begin

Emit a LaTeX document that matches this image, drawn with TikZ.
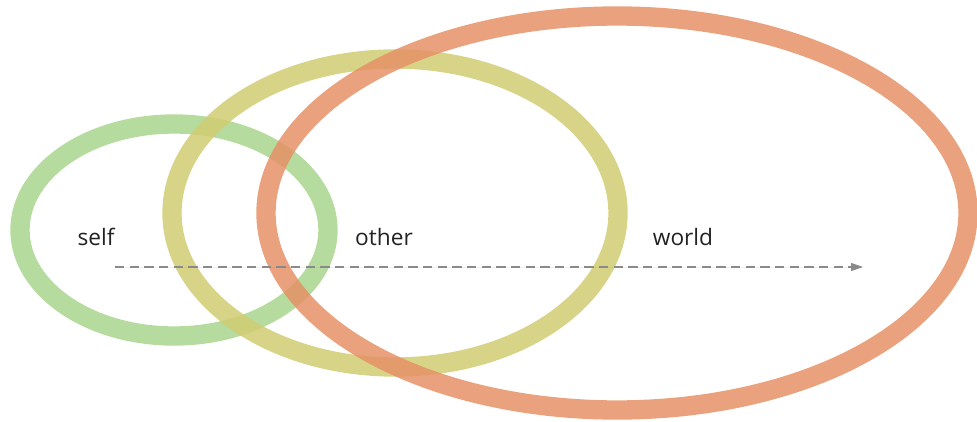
\documentclass[tikz,border=0pt]{standalone}
\usepackage{fontspec}
\setmainfont{Open Sans}
\usetikzlibrary{arrows.meta,shapes.geometric}
\definecolor{selfgreen}{HTML}{A8D58D}
\definecolor{otheryellow}{HTML}{D1CC72}
\definecolor{worldorange}{HTML}{E59266}
\definecolor{ink}{HTML}{222222}
\definecolor{axisgray}{HTML}{8A8A8A}

\begin{document}
\begin{tikzpicture}[
  x=0.75pt, y=-0.75pt,
  ring/.style={ellipse, draw, line width=14.5pt, draw opacity=0.85,
    inner sep=0pt, outer sep=0pt},
  word/.style={font=\fontsize{17}{20}\selectfont, text=ink, inner sep=0pt},
  axis/.style={-{Triangle[length=9pt, width=6pt]}, draw=axisgray, fill=axisgray,
    line width=0.8pt, dash pattern=on 7pt off 4pt}
]
\useasboundingbox (0,0) rectangle (977,421);

% rings
\node[ring, draw=selfgreen, minimum width=231pt, minimum height=159pt]
  (selfring) at (174,230) {};
\node[ring, draw=otheryellow, minimum width=334.5pt, minimum height=231pt]
  (otherring) at (395,213) {};
\node[ring, draw=worldorange, minimum width=526.5pt, minimum height=295.5pt]
  (worldring) at (617,213) {};

% labels
\node[word] (selflabel) at (96,237) {self};
\node[word] (otherlabel) at (384,237) {other};
\node[word] (worldlabel) at (683,237) {world};

% axis
\coordinate (axisstart) at (115,267);
\coordinate (axisend) at (863,267);
\draw[axis] (axisstart) -- (axisend);

\end{tikzpicture}
\end{document}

end

Problem statement:
Could you repeat all of the material exactly? Pictures should not be copied.

Response:
Emit a LaTeX document that matches this image, drawn with TikZ.
\documentclass[tikz,border=0pt]{standalone}
\usepackage{fontspec}
\setmainfont{Open Sans}
\usetikzlibrary{arrows.meta,shapes.geometric}
\definecolor{selfgreen}{HTML}{A8D58D}
\definecolor{otheryellow}{HTML}{D1CC72}
\definecolor{worldorange}{HTML}{E59266}
\definecolor{ink}{HTML}{222222}
\definecolor{axisgray}{HTML}{8A8A8A}

\begin{document}
\begin{tikzpicture}[
  x=0.75pt, y=-0.75pt,
  ring/.style={ellipse, draw, line width=14.5pt, draw opacity=0.85,
    inner sep=0pt, outer sep=0pt},
  word/.style={font=\fontsize{17}{20}\selectfont, text=ink, inner sep=0pt},
  axis/.style={-{Triangle[length=9pt, width=6pt]}, draw=axisgray, fill=axisgray,
    line width=0.8pt, dash pattern=on 7pt off 4pt}
]
\useasboundingbox (0,0) rectangle (977,421);

% rings
\node[ring, draw=selfgreen, minimum width=231pt, minimum height=159pt]
  (selfring) at (174,230) {};
\node[ring, draw=otheryellow, minimum width=334.5pt, minimum height=231pt]
  (otherring) at (395,213) {};
\node[ring, draw=worldorange, minimum width=526.5pt, minimum height=295.5pt]
  (worldring) at (617,213) {};

% labels
\node[word] (selflabel) at (96,237) {self};
\node[word] (otherlabel) at (384,237) {other};
\node[word] (worldlabel) at (683,237) {world};

% axis
\coordinate (axisstart) at (115,267);
\coordinate (axisend) at (863,267);
\draw[axis] (axisstart) -- (axisend);

\end{tikzpicture}
\end{document}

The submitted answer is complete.